C'est l'histoire d'un combat contre une lame de fond dépressive. Pierre Guyotat a quarante ans, il perd des proches, vit son destin d'exilé parmi les règnes de la nature. Humain à côté du minéral, du végétal, de l'animal, du divin. Homme errant, erratique, trouvant en chaque famille un palais inabordable, en chaque aventure un élan brisé. Fragments d'un coeur dont le sang s'est figé, fragments du choeur en pleine dépossession de sa voix intérieure, en quête d'une transfiguration de la voix en Verbe, douce mélodie des mots qui surplombent la douleur d'être seul et unique à la fois. Coma est le récit rétrospectif de cette plongée loin de soi, happé par la dépression qu'il suffit de nommer sans jamais la comprendre tout à fait. De voyages avortés en séjours psychiatriques, la vie de l'écrivain vient se briser telle une vague sur les rochers d'un corps et d'une âme qui ne se retrouvent plus.

Blessure d'amour, narcissique ou métaphysique, dans le fond de l'être, peu importe la cause. Nulle cause, nul effet. Aucun néant à accuser, aucun vide à mettre en jugement.

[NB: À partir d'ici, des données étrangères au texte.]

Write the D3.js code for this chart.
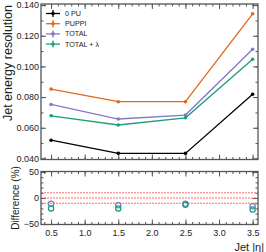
<!DOCTYPE html>
<meta charset="utf-8">
<style>
  body { margin: 0; background: #fff; }
  svg { font-family: "Liberation Sans", Arial, sans-serif; }
  .frame { fill: none; stroke: #555; stroke-width: 1.3; }
  .tick line { stroke: #555; }
  .domain { display: none; }
</style>
<div id="chart"></div>
<script src="https://cdn.jsdelivr.net/npm/d3@7"></script>
<script>

// data
var etaBins = [0.5, 1.5, 2.5, 3.5];
var seriesNames = ["0 PU", "PUPPI", "TOTAL", "TOTAL + \u03bb"];
var pu0 = [0.0519, 0.0433, 0.0433, 0.0818];
var puppi = [0.0852, 0.0770, 0.0770, 0.1343];
var total = [0.0752, 0.0657, 0.0683, 0.1112];
var totalLambda = [0.0678, 0.0618, 0.0665, 0.1047];
// difference w.r.t. PUPPI (%)
var diffTotal = [-11, -14, -11, -16];
var diffTotalLambda = [-20, -20, -13, -22];
var refLines = [10, 0, -10];
var mainTicks = [0.040, 0.060, 0.080, 0.100, 0.120, 0.140];
var diffTicks = [-50, 0, 50];
var xTicks = [0.5, 1.0, 1.5, 2.0, 2.5, 3.0, 3.5];

var colors = ["#000000", "#e2681a", "#8478c8", "#1f9e7a"];

var width = 266, height = 252;
var left = 41, right = 258;

var svg = d3.select("#chart").append("svg")
    .attr("width", width)
    .attr("height", height);

var x = d3.scaleLinear().domain([0.35, 3.58]).range([left, right]);
var y = d3.scaleLinear().domain([0.0393, 0.1407]).range([159.5, 4]);
var yd = d3.scaleLinear().domain([-51, 51]).range([224.5, 171.5]);

function frame(top, bottom) {
  svg.append("rect").attr("class", "frame")
    .attr("x", left).attr("y", top)
    .attr("width", right - left).attr("height", bottom - top);
}

function xAxes(yscale, labels) {
  var top = yscale.range()[1], bottom = yscale.range()[0];
  var minor = d3.range(0.4, 3.58, 0.1);
  [[d3.axisBottom, bottom, 1], [d3.axisTop, top, -1]].forEach(function(a) {
    svg.append("g").attr("transform", "translate(0," + a[1] + ")")
      .call(a[0](x).tickValues(minor).tickSize(-2.5).tickFormat(""));
    var g = svg.append("g").attr("transform", "translate(0," + a[1] + ")")
      .call(a[0](x).tickValues(xTicks).tickSize(-5).tickPadding(5)
        .tickFormat(labels && a[2] == 1 ? d3.format(".1f") : ""));
    g.selectAll("text").attr("font-size", 9).attr("fill", "#222");
  });
}

function yAxes(yscale, majors, minors, fmt) {
  [[d3.axisLeft, left, true], [d3.axisRight, right, false]].forEach(function(a) {
    svg.append("g").attr("transform", "translate(" + a[1] + ",0)")
      .call(a[0](yscale).tickValues(minors).tickSize(-2.5).tickFormat(""));
    var g = svg.append("g").attr("transform", "translate(" + a[1] + ",0)")
      .call(a[0](yscale).tickValues(majors).tickSize(-5).tickPadding(2)
        .tickFormat(a[2] ? fmt : ""));
    g.selectAll("text").attr("font-size", 9).attr("fill", "#222");
  });
}

// ---- main panel
yAxes(y, mainTicks, d3.range(0.04, 0.1405, 0.01), d3.format(".3f"));
xAxes(y, false);

var series = [pu0, puppi, total, totalLambda];
var line = d3.line()
    .x(function(d, i) { return x(etaBins[i]); })
    .y(function(d) { return y(d); });

series.forEach(function(s, k) {
  svg.append("path")
    .attr("d", line(s))
    .attr("fill", "none")
    .attr("stroke", colors[k])
    .attr("stroke-width", 1.3);
  svg.selectAll(null).data(s).enter().append("circle")
    .attr("cx", function(d, i) { return x(etaBins[i]); })
    .attr("cy", function(d) { return y(d); })
    .attr("r", 1.8)
    .attr("fill", colors[k]);
});

frame(4, 159.5);

// legend
var legend = svg.append("g").selectAll("g")
  .data(seriesNames).enter().append("g")
    .attr("transform", function(d, i) { return "translate(53," + (13.5 + i * 10.2) + ")"; });
legend.append("line").attr("x1", -7).attr("x2", 7)
  .attr("stroke", function(d, i) { return colors[i]; }).attr("stroke-width", 1.3);
legend.append("line").attr("y1", -3.5).attr("y2", 3.5)
  .attr("stroke", function(d, i) { return colors[i]; }).attr("stroke-width", 1.3);
legend.append("circle").attr("r", 1.8)
  .attr("fill", function(d, i) { return colors[i]; });
legend.append("text")
  .attr("x", 12).attr("dy", "0.35em")
  .attr("font-size", 7.2).attr("fill", "#222")
  .text(function(d) { return d; });

svg.append("text")
  .attr("transform", "translate(12,5)rotate(-90)")
  .attr("text-anchor", "end")
  .attr("font-size", 12.5).attr("fill", "#222")
  .text("Jet energy resolution");

// ---- ratio panel
yAxes(yd, diffTicks, d3.range(-50, 51, 10), d3.format("d"));
xAxes(yd, true);

svg.append("g").selectAll("line")
  .data(refLines).enter().append("line")
    .attr("x1", left).attr("x2", right)
    .attr("y1", yd).attr("y2", yd)
    .attr("stroke", "#ff3b3b")
    .attr("stroke-width", 1)
    .attr("stroke-opacity", 0.75)
    .attr("stroke-dasharray", "2,1");

[[diffTotal, colors[2]], [diffTotalLambda, colors[3]]].forEach(function(p) {
  svg.selectAll(null).data(p[0]).enter().append("circle")
    .attr("cx", function(d, i) { return x(etaBins[i]); })
    .attr("cy", function(d) { return yd(d); })
    .attr("r", 2.6)
    .attr("fill", "none")
    .attr("stroke", p[1])
    .attr("stroke-width", 1.3);
});

frame(171.5, 224.5);

svg.append("text")
  .attr("transform", "translate(19,198)rotate(-90)")
  .attr("text-anchor", "middle")
  .attr("font-size", 10).attr("fill", "#222")
  .text("Difference (%)");

svg.append("text")
  .attr("x", 264).attr("y", 251)
  .attr("text-anchor", "end")
  .attr("font-size", 11).attr("fill", "#222")
  .text("Jet |\u03b7|");

</script>
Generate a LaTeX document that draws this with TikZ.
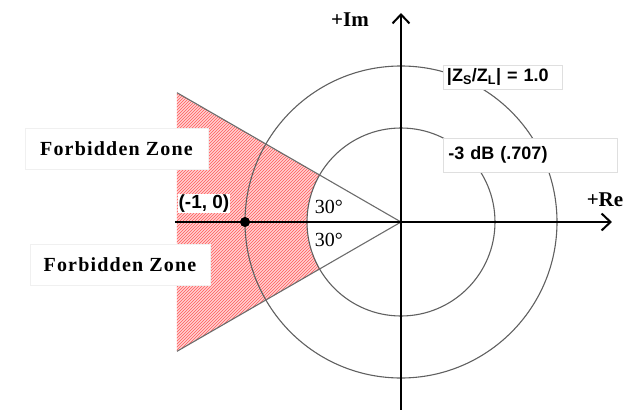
\documentclass[tikz,border=0pt]{standalone}
\usepackage{fontspec}
\setmainfont{Liberation Serif}
\setsansfont{Liberation Sans}
\newfontfamily\zonefont[LetterSpace=6]{Liberation Serif}
\usetikzlibrary{arrows.meta,patterns}

\begin{document}
\begin{tikzpicture}[x=1pt,y=1pt,
    axis/.style={line width=2pt,-{Straight Barb[length=9pt,width=17pt,line width=2pt]}},
    ring/.style={gray!75!black,line width=1.1pt},
    edge/.style={gray!85!black,line width=1.1pt},
    tag/.style={draw=gray!25,fill=white,inner xsep=4pt,align=left,
        font=\sffamily\bfseries\fontsize{18}{20}\selectfont},
    zone/.style={draw=gray!12,fill=white,minimum height=41pt,
        font=\zonefont\bfseries\fontsize{20}{24}\selectfont},
    axlabel/.style={font=\bfseries\fontsize{21}{24}\selectfont},
    angle/.style={fill=white,inner sep=1pt,font=\fontsize{20}{22}\selectfont}]
    \useasboundingbox (-401,-188) rectangle (229,222);

    % Origin and wedge corners
    \coordinate (O) at (0,0);
    \coordinate (wt) at (-224,129.3);
    \coordinate (wb) at (-224,-129.3);

    % Forbidden zone (hatched)
    \fill[red!18,postaction={pattern=north east lines,pattern color=red!65}]
        (wt) -- (wb) -- (210:94) arc[start angle=210,end angle=150,radius=94] -- cycle;

    % Circles
    \draw[ring] (O) circle[radius=156];
    \draw[ring] (O) circle[radius=94];

    % Wedge edges (+-30 deg)
    \draw[edge] (wt) -- (O);
    \draw[edge] (wb) -- (O);

    % Axes
    \coordinate (xl) at (-226,0);
    \coordinate (xr) at (211,0);
    \coordinate (yb) at (0,-188);
    \coordinate (yt) at (0,209);
    \draw[axis] (xl) -- (xr);
    \draw[axis] (yb) -- (yt);
    \node[axlabel] (im) at (-51,202) {+Im};
    \node[axlabel] (re) at (204,22) {+Re};

    % Critical point
    \node[circle,fill=black,inner sep=0pt,minimum size=10pt] (crit) at (-156,0) {};
    \node[fill=white,inner sep=1pt,font=\sffamily\bfseries\fontsize{19}{21}\selectfont] (critlbl) at (-197,18.5) {(-1, 0)};

    % Angle labels
    \node[angle] (atop) at (-72,15.5) {30°};
    \node[angle] (abot) at (-72,-18) {30°};

    % Ring labels
    \node[tag,minimum width=119pt,minimum height=24pt,text width=111pt] (unity) at (101.5,145) {|Z\textsubscript{S}/Z\textsubscript{L}| = 1.0};
    \node[tag,minimum width=174pt,minimum height=34pt,text width=163pt,inner xsep=5.5pt] (minus3) at (129,67) {-3 dB (.707)};

    % Zone labels
    \node[zone,minimum width=183pt] (ztop) at (-284.5,73) {Forbidden Zone};
    \node[zone,minimum width=180pt] (zbot) at (-281,-43) {Forbidden Zone};
\end{tikzpicture}
\end{document}
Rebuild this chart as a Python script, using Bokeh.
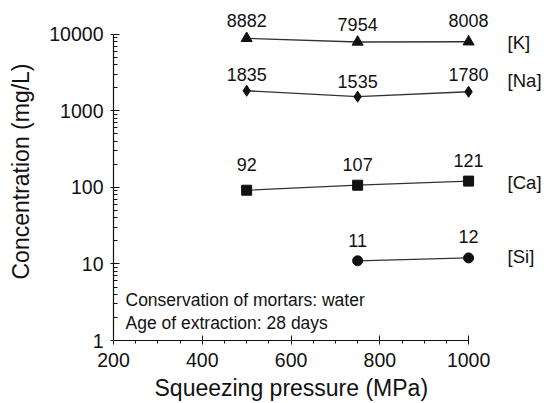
from bokeh.plotting import figure
from bokeh.models import (ColumnDataSource, Range1d, SingleIntervalTicker, LogTicker,
                          NumeralTickFormatter, Title)
from bokeh.core.properties import value
from bokeh.embed import file_html
from bokeh.resources import INLINE

# Squeezing pressures (MPa) and pore-solution concentrations (mg/L)
pressure = [500, 750, 1000]
k_conc = [8882, 7954, 8008]
na_conc = [1835, 1535, 1780]
ca_conc = [92, 107, 121]
si_pressure = [750, 1000]
si_conc = [11, 12]

series_names = ["[K]", "[Na]", "[Ca]", "[Si]"]
note_lines = ["Conservation of mortars: water", "Age of extraction: 28 days"]

FONT = "Liberation Sans"
INK = "#111111"
LINE = "#333333"

p = figure(width=544, height=403, output_backend="svg", toolbar_location=None,
           y_axis_type="log",
           x_range=Range1d(200, 1171), y_range=Range1d(1, 26100),
           min_border_left=113, min_border_right=0, min_border_top=2, min_border_bottom=62)
p.outline_line_color = None
p.xgrid.visible = False
p.ygrid.visible = False
p.background_fill_color = "white"
p.border_fill_color = "white"

# axes: only drawn over the data span
xa = p.xaxis[0]
xa.bounds = (200, 1000)
xa.ticker = SingleIntervalTicker(interval=200, num_minor_ticks=4)
xa.major_tick_in = 5
xa.major_tick_out = 4
xa.minor_tick_in = 0
xa.minor_tick_out = 3
xa.major_label_standoff = 8
ya = p.yaxis[0]
ya.bounds = (1, 10000)
ya.ticker = LogTicker(num_minor_ticks=10)
ya.formatter = NumeralTickFormatter(format="0")
ya.major_tick_in = 6
ya.major_tick_out = 3
ya.minor_tick_in = 4
ya.minor_tick_out = 0
ya.major_label_standoff = 7
ya.axis_label = "Concentration (mg/L)"
ya.axis_label_standoff = 12
for ax in (xa, ya):
    ax.axis_line_color = INK
    ax.major_tick_line_color = INK
    ax.minor_tick_line_color = INK
    ax.axis_line_width = 1.2
    ax.major_label_text_font = FONT
    ax.major_label_text_font_size = "19.5px"
    ax.major_label_text_color = INK
    ax.axis_label_text_font = FONT
    ax.axis_label_text_font_size = "23px"
    ax.axis_label_text_font_style = "normal"
    ax.axis_label_text_color = INK

# x-axis title, placed under the drawn span of the axis (200-1000)
p.add_layout(Title(text="Squeezing pressure (MPa)", align="left", offset=41,
                   standoff=6, text_font=FONT, text_font_size="23px",
                   text_font_style="normal", text_color=INK), "below")

# one source per element series
def add_series(xs, ys, marker, size, dy):
    src = ColumnDataSource(dict(x=xs, y=ys, lab=[str(v) for v in ys], dy=dy))
    p.line("x", "y", source=src, line_color=LINE, line_width=1.3)
    p.scatter("x", "y", source=src, marker=marker, size=size,
              fill_color=INK, line_color=INK)
    p.text("x", "y", text="lab", source=src, y_offset="dy",
           text_font=value(FONT), text_font_size="18px", text_color=INK,
           text_align="center", text_baseline="middle")
    return src

add_series(pressure, k_conc, "triangle", 11, [-18, -17, -21])
add_series(pressure, na_conc, "diamond", 11, [-16, -15, -17])
add_series(pressure, ca_conc, "square", 10, [-26, -21, -21])
add_series(si_pressure, si_conc, "circle", 10, [-20, -21])

# element names to the right of the last point of each series
name_src = ColumnDataSource(dict(
    x=[pressure[-1], pressure[-1], pressure[-1], si_pressure[-1]],
    y=[k_conc[-1], na_conc[-1], ca_conc[-1], si_conc[-1]],
    t=series_names,
    dy=[1, -11, 1, -1],
))
p.text("x", "y", text="t", source=name_src, x_offset=39, y_offset="dy",
       text_font=value(FONT), text_font_size="18.5px", text_color=INK,
       text_align="left", text_baseline="middle")

# experimental conditions
note_src = ColumnDataSource(dict(x=[200, 200], y=[1, 1], t=note_lines, dy=[-41, -18]))
p.text("x", "y", text="t", source=note_src, x_offset=12, y_offset="dy",
       text_font=value(FONT), text_font_size="17.5px", text_color=INK,
       text_align="left", text_baseline="middle")

open("out.html", "w").write(file_html(p, INLINE))
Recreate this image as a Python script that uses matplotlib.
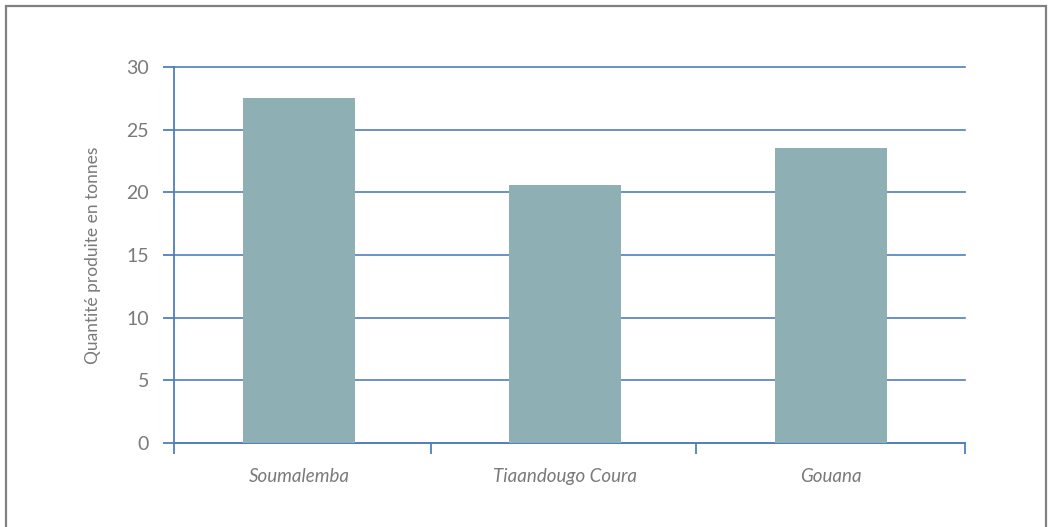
import matplotlib
matplotlib.use("Agg")
import matplotlib.pyplot as plt
from matplotlib.patches import Rectangle

categories = ["Soumalemba", "Tiaandougo Coura", "Gouana"]
quantities = [27.5, 20.6, 23.5]
y_ticks = [0, 5, 10, 15, 20, 25, 30]

BLUE = "#4f7fbd"
BAR = "#8eafb4"
TEXT = "#7a7a7a"

plt.rcParams["font.family"] = ["Lato", "DejaVu Sans"]

fig = plt.figure(figsize=(10.49, 5.27), dpi=100)
ax = fig.add_axes([174 / 1049, 1 - 443 / 527, (965 - 174) / 1049, (443 - 67) / 527])

# outer frame
fig.patches.append(Rectangle((6 / 1049, -0.01), (1046 - 6) / 1049, 1 - 6 / 527 + 0.01,
                             transform=fig.transFigure, fill=False,
                             edgecolor="#808080", linewidth=1.6))

x = range(len(categories))
ax.bar(x, quantities, width=0.42, color=BAR, zorder=3)

x_left, x_right = -0.47, 2.504
ax.set_xlim(x_left, x_right)
ax.set_ylim(0, 30)
ax.set_yticks(y_ticks)
ax.yaxis.grid(True, color=BLUE, linewidth=1.2, zorder=1)
for gl in ax.get_ygridlines():
    gl.set_clip_on(False)
ax.set_axisbelow(True)

for side in ["top", "right"]:
    ax.spines[side].set_visible(False)
for side in ["left", "bottom"]:
    ax.spines[side].set_color(BLUE)
    ax.spines[side].set_linewidth(1.3)

# category boundary ticks along the x axis
ax.set_xticks([x_left, 0.496, 1.4925, x_right])
ax.set_xticklabels([])
ax.tick_params(axis="x", direction="out", length=8, width=1.3, color=BLUE)
ax.tick_params(axis="y", direction="out", length=8, width=1.3, color=BLUE,
               labelsize=14, labelcolor=TEXT, pad=10)
for i, name in enumerate(categories):
    ax.text(i, -2.0, name, ha="center", va="top", fontsize=13.5, style="italic",
            color=TEXT, transform=ax.transData)

ax.set_ylabel("Quantité produite en tonnes", fontsize=12.5, color=TEXT)
ax.yaxis.set_label_coords(-0.092, 0.5)

fig.savefig("out.png", dpi=100)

Rien qu'une traversée de la perte de soi qui se confond avec l'angoisse éperdue de ne plus jamais être aimé. On croise alors des fantômes : celui de la mère, ceux des compagnons algériens de toujours, ceux des putains et ceux des animaux qui nous regardent. Leur présence rampante sur terre, dans les airs, sur les mers est comme l'ondulation du Temps. Ils nous voient tous mais nous ne les voyons pas.

Après la clinique, c'est l'entrée dans la dépression douce, la guérison lente : la récompense de cette traversée de la mort, c'est, au lieu du palais enchanté que l'on croit avoir gagné à la sueur de son sang mort, un monde désenchanté, sans relief ni couleur notables, des regards ternes qui ne vous voient plus, des voix toujours adressées à d'autres que vous qui revenez de trop loin, une obligation quotidienne à survivre, un coeur qui ne fait passer que du sang, et du sang qui ne chauffe plus. Il faut attendre. Sans colère. S'appliquer à se nourrir, à dormir, à se laver, à se vêtir, à marcher, chaque jour : le tout, presque seul, et sans même soi-même à ses côtés : essayer par-à-coups, si gauches, de reprendre du coeur.
Patience, patience,

Pierre Guyotat, Coma, Editions Mercure de France.